### Task description
In the records below, find the line that contains "Write a Python" and the line that contains "265, 490, 1140]"; write out exactly those two lines and everything between them, without the pictures.

### Material for this exercise

***

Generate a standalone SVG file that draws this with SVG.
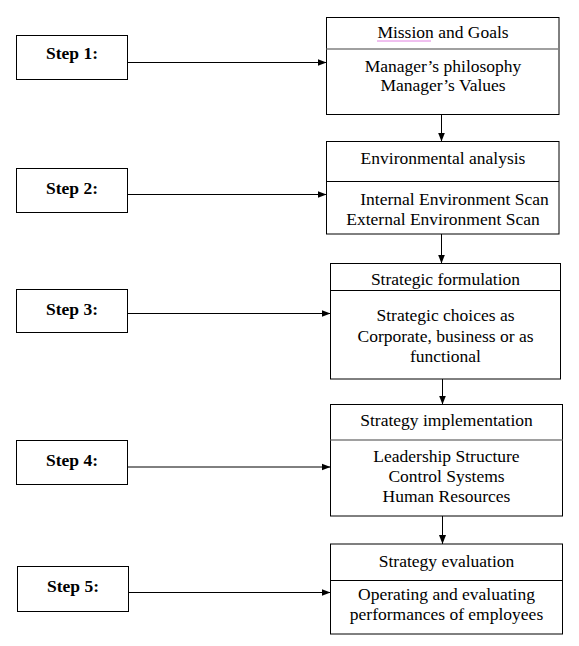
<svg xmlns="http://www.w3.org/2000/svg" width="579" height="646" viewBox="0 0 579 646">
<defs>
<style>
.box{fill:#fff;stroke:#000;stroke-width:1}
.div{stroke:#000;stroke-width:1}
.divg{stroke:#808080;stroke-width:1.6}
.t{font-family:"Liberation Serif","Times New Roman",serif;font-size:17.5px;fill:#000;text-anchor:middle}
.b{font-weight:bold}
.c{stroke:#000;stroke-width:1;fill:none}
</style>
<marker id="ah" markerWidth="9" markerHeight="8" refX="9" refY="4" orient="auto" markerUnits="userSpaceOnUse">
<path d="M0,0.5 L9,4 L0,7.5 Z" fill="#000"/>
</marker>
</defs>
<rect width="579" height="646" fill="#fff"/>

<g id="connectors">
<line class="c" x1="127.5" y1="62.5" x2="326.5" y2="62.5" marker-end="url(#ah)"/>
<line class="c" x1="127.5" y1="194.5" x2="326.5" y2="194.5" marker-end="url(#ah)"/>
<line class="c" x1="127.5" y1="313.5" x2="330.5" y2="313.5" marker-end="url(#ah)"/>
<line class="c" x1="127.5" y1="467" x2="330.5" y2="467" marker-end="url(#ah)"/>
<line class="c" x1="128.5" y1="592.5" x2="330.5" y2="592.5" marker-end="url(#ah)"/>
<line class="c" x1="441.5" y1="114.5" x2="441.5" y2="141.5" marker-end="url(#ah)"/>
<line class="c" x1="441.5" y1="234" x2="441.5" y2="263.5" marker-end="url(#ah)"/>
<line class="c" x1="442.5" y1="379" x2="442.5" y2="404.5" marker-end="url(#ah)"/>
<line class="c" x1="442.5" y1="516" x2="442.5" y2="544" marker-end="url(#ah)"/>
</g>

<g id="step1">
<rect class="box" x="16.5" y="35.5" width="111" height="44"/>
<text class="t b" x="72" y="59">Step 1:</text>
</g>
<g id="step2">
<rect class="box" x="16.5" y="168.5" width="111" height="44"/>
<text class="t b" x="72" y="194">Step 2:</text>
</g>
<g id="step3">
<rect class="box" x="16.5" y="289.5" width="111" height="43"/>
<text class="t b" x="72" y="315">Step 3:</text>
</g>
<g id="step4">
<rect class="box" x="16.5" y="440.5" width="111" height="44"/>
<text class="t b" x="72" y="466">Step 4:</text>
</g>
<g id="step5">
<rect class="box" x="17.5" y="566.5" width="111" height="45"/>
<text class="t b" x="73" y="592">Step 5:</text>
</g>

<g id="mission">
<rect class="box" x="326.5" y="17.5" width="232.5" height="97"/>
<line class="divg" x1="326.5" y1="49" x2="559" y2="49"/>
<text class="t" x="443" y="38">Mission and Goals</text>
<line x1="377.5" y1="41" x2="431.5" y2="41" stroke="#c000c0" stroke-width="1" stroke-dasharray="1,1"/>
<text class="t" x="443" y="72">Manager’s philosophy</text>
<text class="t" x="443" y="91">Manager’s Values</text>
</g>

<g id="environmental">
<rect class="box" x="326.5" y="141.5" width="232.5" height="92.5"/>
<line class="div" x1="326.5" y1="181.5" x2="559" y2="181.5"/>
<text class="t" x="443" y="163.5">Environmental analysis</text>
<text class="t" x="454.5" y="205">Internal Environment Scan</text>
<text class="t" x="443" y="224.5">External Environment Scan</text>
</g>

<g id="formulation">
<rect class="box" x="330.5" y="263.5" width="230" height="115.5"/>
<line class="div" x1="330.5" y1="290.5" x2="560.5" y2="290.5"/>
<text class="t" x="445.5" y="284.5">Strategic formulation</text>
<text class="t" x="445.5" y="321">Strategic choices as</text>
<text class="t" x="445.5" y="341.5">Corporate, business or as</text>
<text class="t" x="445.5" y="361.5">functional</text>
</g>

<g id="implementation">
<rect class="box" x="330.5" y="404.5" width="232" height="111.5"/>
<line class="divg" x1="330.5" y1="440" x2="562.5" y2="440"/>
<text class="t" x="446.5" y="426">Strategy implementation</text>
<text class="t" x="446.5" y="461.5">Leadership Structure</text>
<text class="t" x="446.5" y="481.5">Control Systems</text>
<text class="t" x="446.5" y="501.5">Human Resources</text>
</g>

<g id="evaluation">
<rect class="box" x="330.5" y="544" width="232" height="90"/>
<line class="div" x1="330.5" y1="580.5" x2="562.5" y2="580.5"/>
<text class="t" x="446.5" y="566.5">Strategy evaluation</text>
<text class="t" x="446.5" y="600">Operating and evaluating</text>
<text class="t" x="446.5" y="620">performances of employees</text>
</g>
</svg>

***

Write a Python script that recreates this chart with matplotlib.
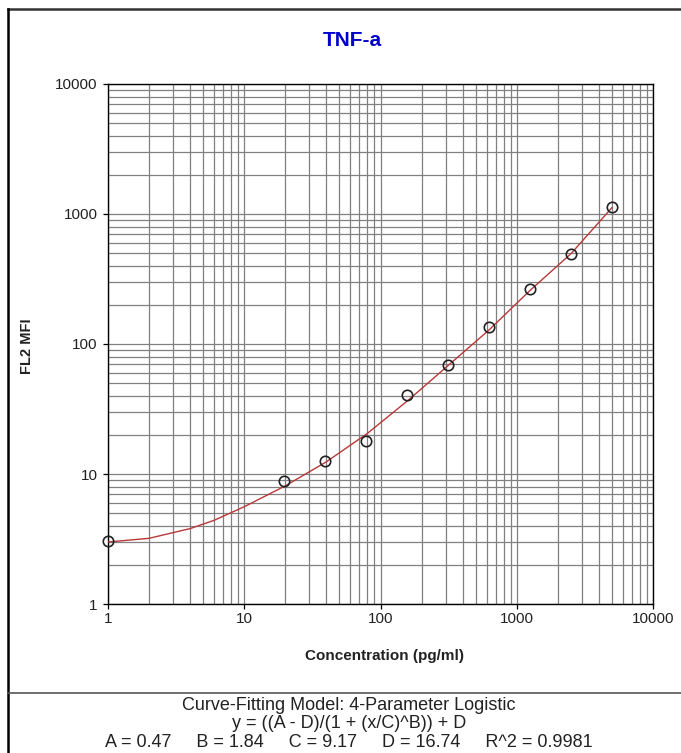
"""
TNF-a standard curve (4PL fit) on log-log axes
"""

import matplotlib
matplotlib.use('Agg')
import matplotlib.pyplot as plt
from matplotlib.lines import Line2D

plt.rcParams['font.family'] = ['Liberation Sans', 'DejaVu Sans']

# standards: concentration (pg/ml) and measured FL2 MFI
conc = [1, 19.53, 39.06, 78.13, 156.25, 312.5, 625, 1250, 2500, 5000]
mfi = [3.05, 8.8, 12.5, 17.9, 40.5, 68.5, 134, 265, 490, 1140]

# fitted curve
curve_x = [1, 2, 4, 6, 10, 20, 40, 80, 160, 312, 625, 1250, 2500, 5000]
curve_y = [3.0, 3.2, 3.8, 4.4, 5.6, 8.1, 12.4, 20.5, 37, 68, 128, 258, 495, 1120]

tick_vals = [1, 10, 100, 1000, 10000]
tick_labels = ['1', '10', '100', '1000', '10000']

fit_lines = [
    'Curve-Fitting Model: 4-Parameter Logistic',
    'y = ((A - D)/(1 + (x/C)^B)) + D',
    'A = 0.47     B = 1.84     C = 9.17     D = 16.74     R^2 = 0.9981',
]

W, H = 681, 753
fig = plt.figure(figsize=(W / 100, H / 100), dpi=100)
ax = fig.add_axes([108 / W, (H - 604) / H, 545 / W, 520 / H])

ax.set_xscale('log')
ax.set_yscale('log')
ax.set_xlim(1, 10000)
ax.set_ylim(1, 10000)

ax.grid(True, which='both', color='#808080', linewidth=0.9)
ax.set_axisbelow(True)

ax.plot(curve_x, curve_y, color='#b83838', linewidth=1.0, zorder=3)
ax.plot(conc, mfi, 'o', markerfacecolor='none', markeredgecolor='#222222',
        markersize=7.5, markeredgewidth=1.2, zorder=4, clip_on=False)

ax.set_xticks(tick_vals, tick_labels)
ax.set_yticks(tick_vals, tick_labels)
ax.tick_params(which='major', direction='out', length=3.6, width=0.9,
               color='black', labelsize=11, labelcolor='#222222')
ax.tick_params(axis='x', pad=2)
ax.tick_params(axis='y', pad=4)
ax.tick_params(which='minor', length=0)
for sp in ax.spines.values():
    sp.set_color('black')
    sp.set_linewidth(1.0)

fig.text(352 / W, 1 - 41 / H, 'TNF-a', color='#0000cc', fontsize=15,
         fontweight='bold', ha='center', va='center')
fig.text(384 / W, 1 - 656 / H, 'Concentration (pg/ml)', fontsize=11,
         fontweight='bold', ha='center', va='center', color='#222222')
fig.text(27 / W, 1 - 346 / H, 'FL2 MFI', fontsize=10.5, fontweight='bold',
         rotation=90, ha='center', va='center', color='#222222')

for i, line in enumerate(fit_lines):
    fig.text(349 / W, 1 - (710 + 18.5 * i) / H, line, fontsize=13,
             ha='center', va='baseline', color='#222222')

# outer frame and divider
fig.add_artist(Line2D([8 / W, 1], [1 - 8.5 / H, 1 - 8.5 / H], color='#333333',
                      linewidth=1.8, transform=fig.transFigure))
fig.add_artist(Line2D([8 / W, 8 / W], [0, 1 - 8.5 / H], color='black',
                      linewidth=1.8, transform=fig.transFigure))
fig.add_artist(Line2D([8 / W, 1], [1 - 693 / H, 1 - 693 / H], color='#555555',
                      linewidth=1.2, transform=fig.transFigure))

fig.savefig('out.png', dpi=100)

***

### Solution
Write a Python script that recreates this chart with matplotlib.
"""
TNF-a standard curve (4PL fit) on log-log axes
"""

import matplotlib
matplotlib.use('Agg')
import matplotlib.pyplot as plt
from matplotlib.lines import Line2D

plt.rcParams['font.family'] = ['Liberation Sans', 'DejaVu Sans']

# standards: concentration (pg/ml) and measured FL2 MFI
conc = [1, 19.53, 39.06, 78.13, 156.25, 312.5, 625, 1250, 2500, 5000]
mfi = [3.05, 8.8, 12.5, 17.9, 40.5, 68.5, 134, 265, 490, 1140]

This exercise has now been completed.